I hope all I have written may be of help…

Regards.

Jorge Flórez

vladimir.litvinchik · April 28, 2021, 5:56pm

Hi @jorgeeflorez

Unfortunately, we’ve failed to reproduce these issues with 21.2 and sample_app.zip (3.7 MB). Could you please update the app or share the code you’re using. Please also try reproducing these issues with another file that you can share to make sure the issue is not specific to the file.

jorgeeflorez · April 28, 2021, 6:12pm

Hi Vladimir, thank you for your reply.
I have used the project you provided, commented the setLicense (we only have 19 and 20 licences) and modified the path to my file. Here is the output: output.zip (1.8 KB)

I will check again if it is possible to share the file although I doubt it.

I think maybe this is the case, because the pdf pages are scanned paper pages, probably the file was generated by Scanner software.
file properties.png (15.6 KB)
Anyway, what is odd is that all memory is consumed trying to render the first page.
Is it possible to check that the file will be renderable before attempting it? to avoid the OutOfMemoryError?

Thanks.

vladimir.litvinchik · April 28, 2021, 7:03pm

@jorgeeflorez

Anyway, what is odd is that all memory is consumed trying to render the first page.
Is it possible to check that the file will be renderable before attempting it? to avoid the OutOfMemoryError?

I do agree with you that such behaviour is unexpected but there is no way to check how much memory or predict how much memory it will require before rendering the file.

I think maybe this is the case, because the pdf pages are scanned paper pages, probably the file was generated by Scanner software.

Thank you for sharing the details about the file. We’ll try creating a similar file that contains scans to reproduce the issue. In case of any updates we’ll notify you.

jorgeeflorez · May 1, 2021, 5:07pm

Hi,
I just want to add some of things that may help…
The file has the following fonts, according to Adobe Acrobat Pro X: fonts.png (7.2 KB)

This is some of the text contained in the pdf file. The images have spanish text altough it seems the software that created the pdf and performed OCR “saw” some asian symbols: text sample.png (7.0 KB)
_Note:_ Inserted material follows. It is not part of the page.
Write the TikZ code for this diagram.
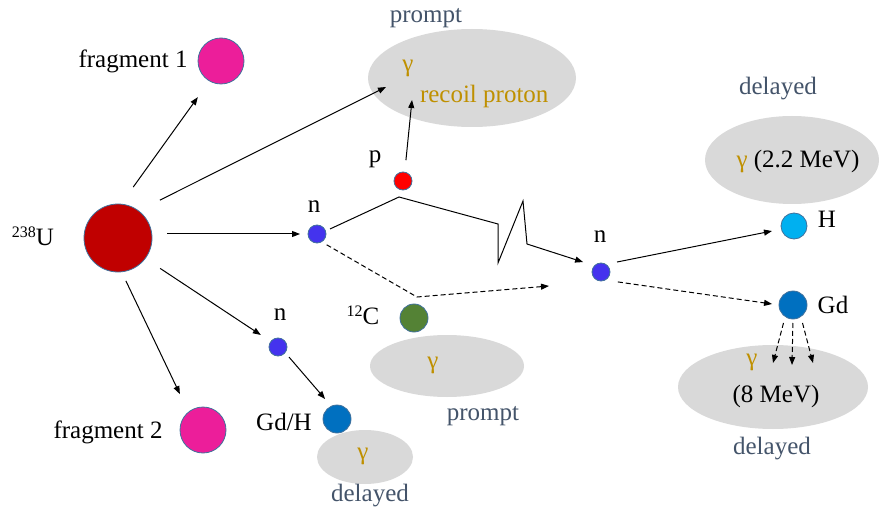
\documentclass[tikz,border=0pt]{standalone}
\usepackage{fontspec}
\setmainfont{Liberation Serif}
\usetikzlibrary{arrows.meta,shapes.geometric}
\definecolor{ballborder}{HTML}{41719C}
\definecolor{cloudgrey}{HTML}{D9D9D9}
\definecolor{notecol}{HTML}{44546A}
\definecolor{gold}{HTML}{BF9000}
\definecolor{uraniumred}{HTML}{C00000}
\definecolor{fragpink}{HTML}{EC1E9A}
\definecolor{neutronblue}{HTML}{4433EE}
\definecolor{protonred}{HTML}{FF0000}
\definecolor{carbongreen}{HTML}{548235}
\definecolor{gdblue}{HTML}{0070C0}
\definecolor{hblue}{HTML}{00B0F0}
\newcommand{\supnum}[1]{\raisebox{0.62ex}{\fontsize{16}{16}\selectfont #1}}
\begin{document}
\begin{tikzpicture}[x=1pt,y=-1pt,
  every node/.style={font=\fontsize{25}{29}\selectfont, inner sep=0pt, outer sep=0pt},
  ball/.style={circle, draw=ballborder, line width=0.8pt, inner sep=0pt, minimum size=#1},
  cloud/.style={ellipse, fill=cloudgrey, inner sep=0pt},
  lbl/.style={anchor=base, text=black},
  note/.style={anchor=base, text=notecol},
  gam/.style={text=gold},
  arr/.style={line width=1pt, -{Triangle[length=8pt,width=6pt]}},
  darr/.style={arr, dash pattern=on 5pt off 3pt},
]
\useasboundingbox (0,0) rectangle (879,508);

% clouds
\node[cloud, minimum width=208pt, minimum height=98pt] (pe) at (472,78) {};
\node[cloud, minimum width=174pt, minimum height=88pt] (he) at (792,160) {};
\node[cloud, minimum width=154pt, minimum height=62pt] (ce) at (447,366) {};
\node[cloud, minimum width=96pt, minimum height=54pt] (ge) at (365,457) {};
\node[cloud, minimum width=190pt, minimum height=84pt] (de) at (773,387) {};

% particles
\node[ball=68pt, fill=uraniumred] (U) at (118,238) {};
\node[ball=46pt, fill=fragpink] (F1) at (221,61) {};
\node[ball=46pt, fill=fragpink] (F2) at (203,430) {};
\node[ball=18pt, fill=neutronblue] (n1) at (317,234) {};
\node[ball=18pt, fill=protonred] (p) at (403,181) {};
\node[ball=18pt, fill=neutronblue] (n2) at (278,347) {};
\node[ball=28pt, fill=carbongreen] (C) at (414,318) {};
\node[ball=28pt, fill=gdblue] (GdH) at (337,419) {};
\node[ball=18pt, fill=neutronblue] (n3) at (601,272) {};
\node[ball=26pt, fill=hblue] (H) at (794,226) {};
\node[ball=28pt, fill=gdblue] (Gd) at (793,305) {};

% labels
\node[lbl] (tU) at (33,245) {\supnum{238}U};
\node[lbl] (tF1) at (133,68) {fragment 1};
\node[lbl] (tF2) at (108,438) {fragment 2};
\node[lbl] (tn1) at (314,213) {n};
\node[lbl] (tp) at (375,163) {p};
\node[lbl] (tn2) at (280,320) {n};
\node[lbl] (tC) at (363,324) {\supnum{12}C};
\node[lbl] (tGdH) at (284,430) {Gd/H};
\node[lbl] (tn3) at (600,243) {n};
\node[lbl] (tH) at (827,228) {H};
\node[lbl] (tGd) at (833,313) {Gd};
\node[note] (pr1) at (426,23) {prompt};
\node[note] (dl1) at (778,95) {delayed};
\node[note] (pr2) at (483,420) {prompt};
\node[note] (dl2) at (772,454) {delayed};
\node[note] (dl3) at (370,501) {delayed};
\node[gam] (ga) at (408,68) {γ};
\node[anchor=base west, text=gold] (rec) at (420,103) {recoil proton};
\node[anchor=base] (e22) at (798,168) {\textcolor{gold}{γ} (2.2 MeV)};
\node[gam] (gc) at (433,365) {γ};
\node[gam] (gg) at (363,456) {γ};
\node[gam] (gd) at (752,362) {γ};
\node[lbl] (e8) at (776,402) {(8 MeV)};

% helper coordinates
\coordinate (pein) at (386,87);
\coordinate (rp) at (412,100);
\coordinate (z1) at (399,197);
\coordinate (z2) at (498,224);
\coordinate (z3) at (498,263);
\coordinate (z4) at (523,201);
\coordinate (z5) at (527,244);
\coordinate (cbend) at (417,297);
\coordinate (cend) at (549,286);
\coordinate (g1) at (773,363);
\coordinate (g2) at (792,365);
\coordinate (g3) at (813,363);

% connectors
\draw[arr, shorten <=21pt, shorten >=20pt] (U.85) -- (F1.240);
\draw[arr, shorten <=24pt] (U.53) -- (pein);
\draw[arr, shorten <=15pt, shorten >=8pt] (U.east |- n1) -- (n1);
\draw[arr, shorten <=18pt, shorten >=12pt] (U.-37) -- (n2.143);
\draw[arr, shorten <=10pt, shorten >=20pt] (U.-84) -- (F2.129);
\draw[arr, shorten <=6pt, shorten >=9.5pt] (n2.-38) -- (GdH.114);
\draw[arr, shorten <=12pt] (p.79) -- (rp);
\draw[arr, shorten <=5pt, shorten >=12pt] (n1.19) -- (z1) -- (z2) -- (z3) -- (z4) -- (z5) -- (n3.136);
\draw[darr, shorten <=6pt] (n1.-60) -- (cbend) -- (cend);
\draw[arr, shorten <=11.6pt, shorten >=9.6pt] (n3.59) -- (H.194);
\draw[darr, shorten <=13pt, shorten >=7pt] (n3.-64) -- (Gd.180);
\draw[darr, shorten <=6.6pt] (Gd.-124) -- (g1);
\draw[darr, shorten <=4pt] (Gd.-90) -- (g2);
\draw[darr, shorten <=6.6pt] (Gd.-56) -- (g3);
\end{tikzpicture}
\end{document}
三洋）＿小二C言、 r」∴FIT』JIA01461 L〕FL 9／7m19 UN（DADRESTiTUCIONDETiERRASDE
－＝＋．lL ）
半＼＝∴∴∴∵忙［、i⊃二一二・qUTELAR O4006PROTFCCiONJURiDICADELPRED10
日NASQUE川iT－RVIENENENELACTO（X－Tituiardederechorea－de－d。mI…01I－TItuiardedom一nl0incompieto）
OFICINA DE REGISTRO DEINSTRUMENTOS PUBLiCOS

I have been instructed to try to use another libraries (itext, pdfbox, aspose) in order to check if it is possible to detect the flaw of the pdf file, in order to avoid the memory consumption. We have an Aspose Total 17 license and there I also saw the OutOfMemoryError (in this case when trying to extract the text): error aspose.png (8.9 KB)

As far as know Groupdocs uses libraries from Aspose, right?
Maybe the problem is related to the fonts that were used when creating the pdf…
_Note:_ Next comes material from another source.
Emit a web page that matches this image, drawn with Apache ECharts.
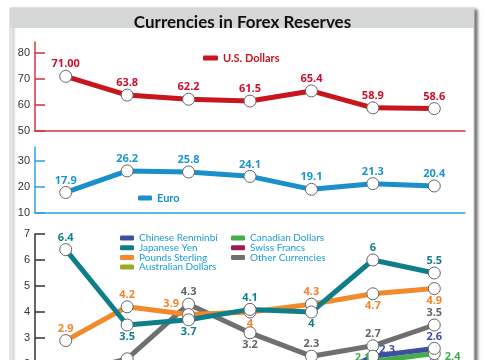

vladimir.litvinchik · May 1, 2021, 7:15pm

@jorgeeflorez

As far as know Groupdocs uses libraries from Aspose, right?

Yes, GroupDocs uses Aspose libraries.

Maybe the problem is related to the fonts that were used when creating the pdf…

It is possible that this is font-related issue and it would be much sipler to reproduce the issue and found the real root cause with the file but we do understand that some files can’t be shared like in your case.

vladimir.litvinchik · May 6, 2021, 11:13am

@jorgeeflorez

Unfortunately, we’ve failed to reproduce this issue on our side with the files we have and the files we’ve created to reproduce this issue. For the further investigation we need a sample file that can be used to reproduce this issue.